Des enfants se poursuivent à vélo dans le quartier populaire de Zeitoun, sous l’oeil distrait de quelques épiciers. Tout est calme, ce dimanche matin. Derrière un haut mur d’enceinte et un solide portail, une bâtisse blanche, à l’architecture sobre et moderne. C’est l’église de la Sainte Famille de Gaza.


Le gardien est méfiant — tout le monde n’entre pas. Quelques fidèles se faufilent pour assister à la seule messe catholique de l’enclave. Il est dix heures.

A l’intérieur, les bancs sont clairsemés. Les chrétiens de Gaza, orthodoxes compris, sont un millier, et les latins, 134 — dont 14 religieux — alors que l’enclave compte deux millions d’habitants, à majorité musulmans. Une goutte d’eau, dans le troisième territoire le plus densément peuplés au monde.

Les fumées d’encens épaississent l’atmosphère. Les prières montent, accompagnées par la voix grave de l’organiste. Au premier rang, les servants de messe, dans leurs chemises immaculées et leurs robes écarlates, se dissipent parfois, comme tous les enfants du monde. Ils se font reprendre en douceur par des religieuses, assises derrière eux. L’arabe cède la place au latin pour le Kyrie Eleison, l’église se remplit encore, et la goutte d’eau semble se transforme alors en petite bulle de chrétienté, au milieu d’un territoire assiégé depuis bientôt quinze ans, victime de quatre guerres, qui ont causé la mort de 3 500 personnes.

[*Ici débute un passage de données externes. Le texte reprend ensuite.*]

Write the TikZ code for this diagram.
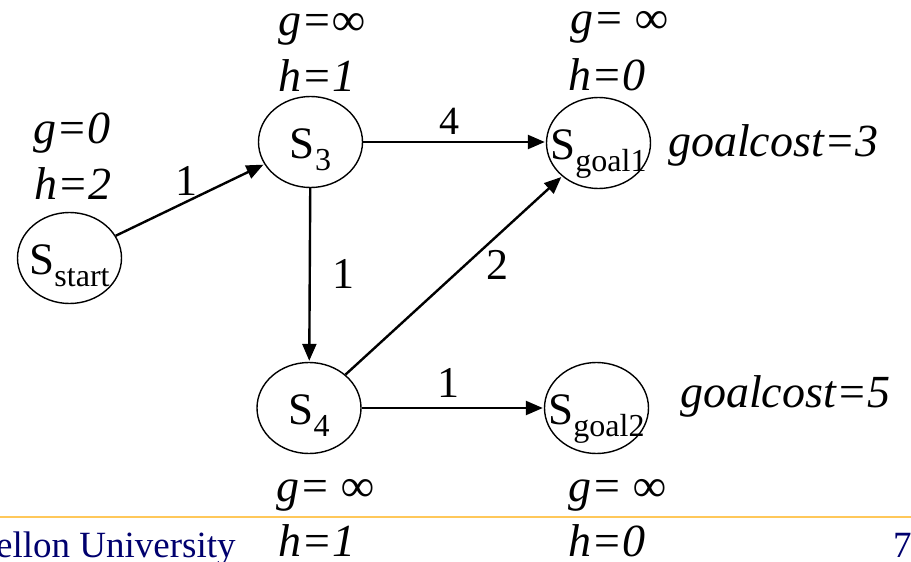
\documentclass[tikz,border=0pt]{standalone}
\usepackage{fontspec}
\setmainfont{Liberation Serif}[ItalicFont={Liberation Serif Italic}]
\usetikzlibrary{arrows.meta,shapes.geometric}
\definecolor{footline}{RGB}{255,200,90}
\definecolor{navyfoot}{RGB}{0,0,110}
\newcommand\mysub[1]{\raisebox{-12.5pt}{\fontsize{32}{32}\selectfont #1}}
\tikzset{
  stnode/.style={draw, ellipse, line width=1.4pt, minimum width=104pt, minimum height=91pt, inner sep=0pt},
  nodetext/.style={anchor=base, inner sep=0pt, font=\fontsize{45}{45}\selectfont},
  info/.style={anchor=base west, inner sep=0pt, font=\fontsize{46}{46}\selectfont\itshape},
  cost/.style={inner sep=0pt, font=\fontsize{44}{44}\selectfont},
  edge/.style={line width=2.4pt, -{Triangle[length=17pt,width=14pt]}, shorten >=1pt},
  foot/.style={anchor=base west, inner sep=0pt, text=navyfoot, font=\fontsize{37}{37}\selectfont}
}
\begin{document}
\begin{tikzpicture}[x=1pt,y=-1pt]
\useasboundingbox (0,0) rectangle (911,562);
% states
\node[stnode] (ss) at (69.5,258) {};
\node[stnode] (s3) at (310.5,142) {};
\node[stnode] (sg1) at (598.5,143) {};
\node[stnode] (s4) at (309,408) {};
\node[stnode] (sg2) at (596.5,408) {};
\node[nodetext] (sst) at ([yshift=-16pt]ss.center) {S\mysub{start}};
\node[nodetext] (s3t) at ([yshift=-16pt]s3.center) {S\mysub{3}};
\node[nodetext] (sg1t) at ([yshift=-16pt]sg1.center) {S\mysub{goal1}};
\node[nodetext] (s4t) at ([yshift=-16pt]s4.center) {S\mysub{4}};
\node[nodetext] (sg2t) at ([yshift=-16pt]sg2.center) {S\mysub{goal2}};
% edges
\draw[edge] (ss) -- (s3);
\draw[edge] (s3.east) -- (s3.east -| sg1.west);
\draw[edge] (s3) -- (s4);
\draw[edge] (s4) -- (sg1);
\draw[edge] (s4.east) -- (s4.east -| sg2.west);
% edge costs
\node[cost] (c1) at (186,181) {1};
\node[cost, font=\fontsize{40}{40}\selectfont] (c2) at (449,121) {4};
\node[cost] (c3) at (343,274) {1};
\node[cost] (c4) at (497,265) {2};
\node[cost] (c5) at (448,383) {1};
% g / h values
\node[info] (gss) at (33,143) {g=0};
\node[info] (hss) at (34,199) {h=2};
\node[info] (gs3) at (278,35) {g=∞};
\node[info] (hs3) at (278,91) {h=1};
\node[info] (gg1) at (570,34) {g= ∞};
\node[info] (hg1) at (568,90) {h=0};
\node[info] (cg1) at (668,156) {goalcost=3};
\node[info] (cg2) at (680,407) {goalcost=5};
\node[info] (gs4) at (276,501) {g= ∞};
\node[info] (hs4) at (278,556) {h=1};
\node[info] (gg2) at (568,501) {g= ∞};
\node[info] (hg2) at (568,556) {h=0};
% footer
\draw[footline, line width=2.5pt] (0,517) coordinate (fl) -- (911,517) coordinate (fr);
\node[foot] (univ) at (-4,557) {ellon University};
\node[foot] (pnum) at (893,557) {7};
\end{tikzpicture}
\end{document}
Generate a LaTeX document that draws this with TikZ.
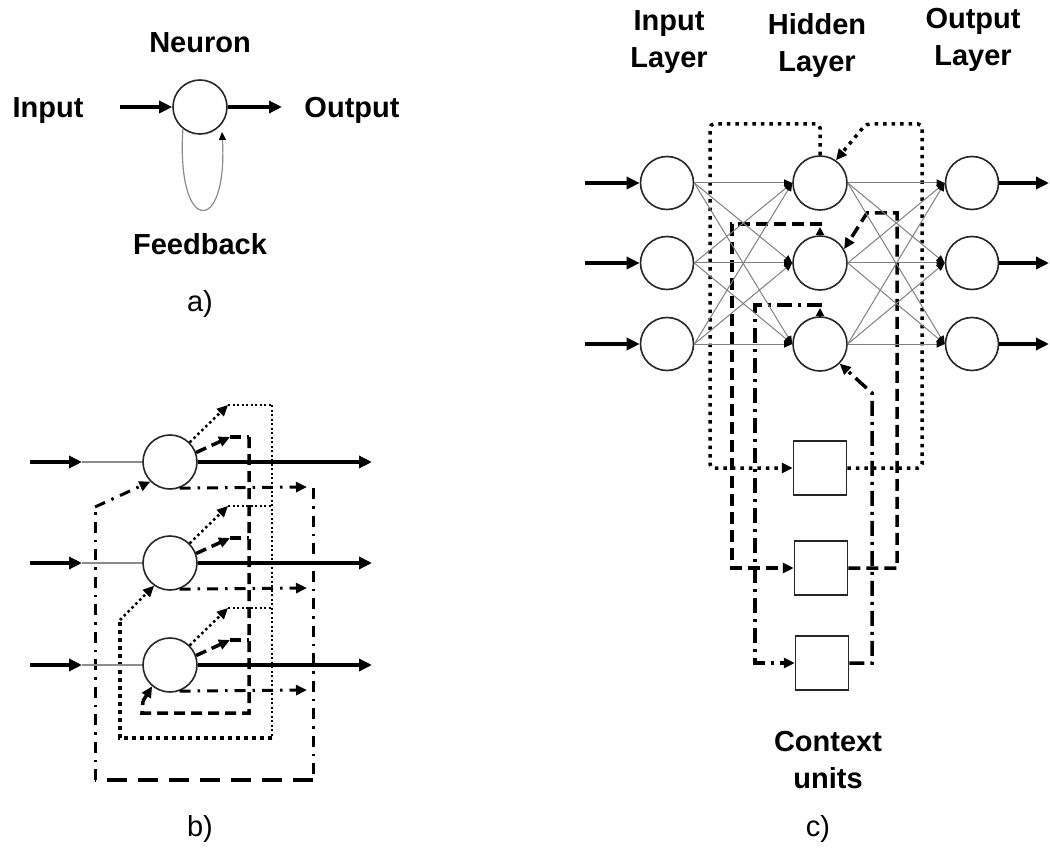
\documentclass[tikz,border=0pt]{standalone}
\usepackage{fontspec}
\setmainfont{Liberation Sans}
\usetikzlibrary{arrows.meta}
\begin{document}
\begin{tikzpicture}[x=1pt,y=-1pt,
  lbl/.style={font=\fontsize{29}{37}\selectfont\bfseries, align=center, inner sep=0pt},
  capt/.style={font=\fontsize{29}{37}\selectfont, inner sep=0pt},
  neu/.style={circle, draw=black!85, line width=1.6pt, minimum size=54pt, inner sep=0pt},
  neuc/.style={circle, draw=black!85, line width=1.6pt, minimum size=53pt, inner sep=0pt},
  ctx/.style={rectangle, draw=black!85, line width=1.5pt, minimum width=53pt, minimum height=54pt, inner sep=0pt},
  thickarr/.style={line width=4pt, -{Triangle[length=13pt,width=12pt]}},
  thinline/.style={line width=1.2pt, draw=black!45},
  conn/.style={line width=1pt, draw=black!50, -{Triangle[length=8pt,width=7pt,color=black]}},
  tip/.style={-{Triangle[length=11pt,width=10pt]}},
  smalltip/.style={-{Triangle[length=8pt,width=8pt]}},
  cdot/.style={line width=3.5pt, dash pattern=on 3.5pt off 5pt},
  cdash/.style={line width=3.5pt, dash pattern=on 12pt off 6pt},
  cdashdot/.style={line width=3.5pt, dash pattern=on 15pt off 6pt on 3pt off 6pt},
  bdotthin/.style={line width=2pt, dash pattern=on 2pt off 2.5pt},
  bdotmid/.style={line width=2.5pt, dash pattern=on 2.5pt off 3pt},
  bdotthick/.style={line width=4pt, dash pattern=on 4pt off 4pt},
  bdash/.style={line width=3.5pt, dash pattern=on 11pt off 6pt},
  bdashdot/.style={line width=3pt, dash pattern=on 11pt off 7pt on 2.5pt off 7pt},
  blongdash/.style={line width=4pt, dash pattern=on 20pt off 11pt},
]
\useasboundingbox (0,0) rectangle (1050,853);

% ---------------- panel a ----------------
\node[neu] (A) at (200,107) {};
\node[lbl] (Aneu) at (200,43) {Neuron};
\node[lbl] (Ain) at (48,111) {Input};
\node[lbl] (Aout) at (352,110) {Output};
\node[lbl] (Afb) at (200,244) {Feedback};
\node[capt] (Acap) at (200,304) {a)};
\coordinate (Ainstart) at (120,107);
\coordinate (Aoutend) at (282,107);
\coordinate (Afbend) at (222,132);
\draw[thickarr] (Ainstart) -- (A.west);
\draw[thickarr] (A.east) -- (Aoutend);
\draw[thinline, -{Triangle[length=8pt,width=7pt,color=black]}] (A.232) .. controls (176,236) and (228,236) .. (Afbend);

% ---------------- panel b ----------------
\foreach \i/\y in {1/462,2/563,3/665} {
  \node[neu] (B\i) at (170,\y) {};
  \coordinate (Bin\i) at (30,\y);
  \coordinate (Bmid\i) at (82,\y);
  \coordinate (Bout\i) at (372,\y);
  \coordinate (Bdo\i) at (228,\y-57);
  \coordinate (Bdoe\i) at (272,\y-57);
  \coordinate (Bda\i) at (230,\y-25);
  \coordinate (Bdae\i) at (249,\y-25);
  \coordinate (Bdd\i) at (307,\y+25);
}
\foreach \i in {1,2,3} {
  \draw[bdotmid, tip] (B\i.45) -- (Bdo\i);
  \draw[bdotthin] (Bdo\i) -- (Bdoe\i);
  \draw[bdash, tip] (B\i.20) -- (Bda\i);
  \draw[bdash] (Bda\i) -- (Bdae\i);
  \draw[bdashdot, tip] (B\i.290) -- (Bdd\i);
}
% dotted bus -> neuron 2
\coordinate (Bdb) at (272,738);
\coordinate (Bdl) at (120,738);
\coordinate (Bdu) at (120,620);
\draw[bdotthin] (Bdoe1) -- (Bdb);
\draw[bdotthick] (Bdb) -- (Bdl) -- (Bdu);
\draw[bdotmid, tip] (Bdu) -- (B2.235);
% dashed bus -> neuron 3
\coordinate (Bsb) at (249,713);
\coordinate (Bsl) at (142,713);
\coordinate (Bsu) at (143,701);
\draw[bdash] (Bdae1) -- (Bsb) -- (Bsl) -- (Bsu);
\draw[bdash, tip] (Bsu) -- (B3.230);
% dash-dot bus -> neuron 1
\coordinate (Bct) at (313,488);
\coordinate (Bcb) at (313,780);
\coordinate (Bcl) at (95,780);
\coordinate (Bcu) at (95,507);
\draw[bdashdot] (Bct) -- (Bcb);
\draw[blongdash] (Bcb) -- (Bcl);
\draw[bdashdot] (Bcl) -- (Bcu);
\draw[bdashdot, tip] (Bcu) -- (B1.225);
% inputs / outputs
\foreach \i in {1,2,3} {
  \draw[thickarr] (Bin\i) -- (Bmid\i);
  \draw[thinline] (Bmid\i) -- (B\i.west);
  \draw[thickarr] (B\i.east) -- (Bout\i);
}
\node[capt] (Bcap) at (200,829) {b)};

% ---------------- panel c ----------------
\foreach \i/\y in {1/183,2/263,3/344} {
  \node[neuc] (I\i) at (667,\y) {};
  \node[neu] (H\i) at (820,\y) {};
  \node[neuc] (O\i) at (972,\y) {};
  \coordinate (Ci\i) at (585,\y);
  \coordinate (Co\i) at (1049,\y);
}
\node[ctx] (K1) at (820,468) {};
\node[ctx] (K2) at (821,568) {};
\node[ctx] (K3) at (822,663) {};

% dotted loop (hidden 1)
\coordinate (cd1) at (820,124);
\coordinate (cd2) at (710,124);
\coordinate (cd3) at (710,468);
\coordinate (cd4) at (922,468);
\coordinate (cd5) at (922,124);
\coordinate (cd6) at (866,124);
\draw[cdot, rounded corners=4pt, tip] (H1.north) -- (cd1) -- (cd2) -- (cd3) -- (K1.west);
\draw[cdot, rounded corners=4pt, tip] (K1.east) -- (cd4) -- (cd5) -- (cd6) -- (H1.55);

% dashed loop (hidden 2)
\coordinate (cs0) at (820,227);
\coordinate (cs1) at (822,224);
\coordinate (cs2) at (732,224);
\coordinate (cs3) at (732,568);
\coordinate (cs4) at (897,568);
\coordinate (cs5) at (897,213);
\coordinate (cs6) at (867,213);
\draw[line width=2pt, smalltip] (H2.north) -- (cs0);
\draw[cdash, tip] (cs1) -- (cs2) -- (cs3) -- (K2.west);
\draw[cdash, tip] (K2.east) -- (cs4) -- (cs5) -- (cs6) -- (H2.30);

% dash-dot loop (hidden 3)
\coordinate (cc0) at (820,308);
\coordinate (cc1) at (822,305);
\coordinate (cc2) at (755,305);
\coordinate (cc3) at (755,663);
\coordinate (cc4) at (872,663);
\coordinate (cc5) at (872,393);
\draw[line width=2pt, smalltip] (H3.north) -- (cc0);
\draw[cdashdot, tip] (cc1) -- (cc2) -- (cc3) -- (K3.west);
\draw[cdashdot, tip] (K3.east) -- (cc4) -- (cc5) -- (H3.-45);

% weighted connections
\foreach \i in {1,2,3} {
  \foreach \j in {1,2,3} {
    \draw[conn] (I\i.east) -- (H\j.west);
    \draw[conn] (H\i.east) -- (O\j.west);
  }
}
\foreach \i in {1,2,3} {
  \draw[thickarr] (Ci\i) -- (I\i.west);
  \draw[thickarr] (O\i.east) -- (Co\i);
}

\node[lbl] (tIn) at (669,42) {Input\\Layer};
\node[lbl] (tHid) at (817,46) {Hidden\\Layer};
\node[lbl] (tOut) at (973,40) {Output\\Layer};
\node[lbl] (tCtx) at (828,760) {Context\\units};
\node[capt] (Ccap) at (818,829) {c)};
\end{tikzpicture}
\end{document}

La messe se conclut. Le père Gabriel Romanelli donne le programme de la semaine. Il est dense. La paroisse organise des activités pour petits et grands, hommes et femmes, cours de théologie, connaissance de la liturgie, mais aussi sport, musique… Cet activisme date de 2008. Le patriarcat latin de Jérusalem envoie le père Jorge Hernandez, un prêtre dynamique originaire d’Argentine. Il est membre de l’institut du Verbe incarné, congrégation à la plus stricte orthodoxie. Il lance nombre d’initiatives, fonde une troupe scoute, à la plus grande joie d’une communauté isolée et inquiète de son avenir. Depuis, la population chrétienne baisse moins vite. Et pourra, peut-être, se maintenir.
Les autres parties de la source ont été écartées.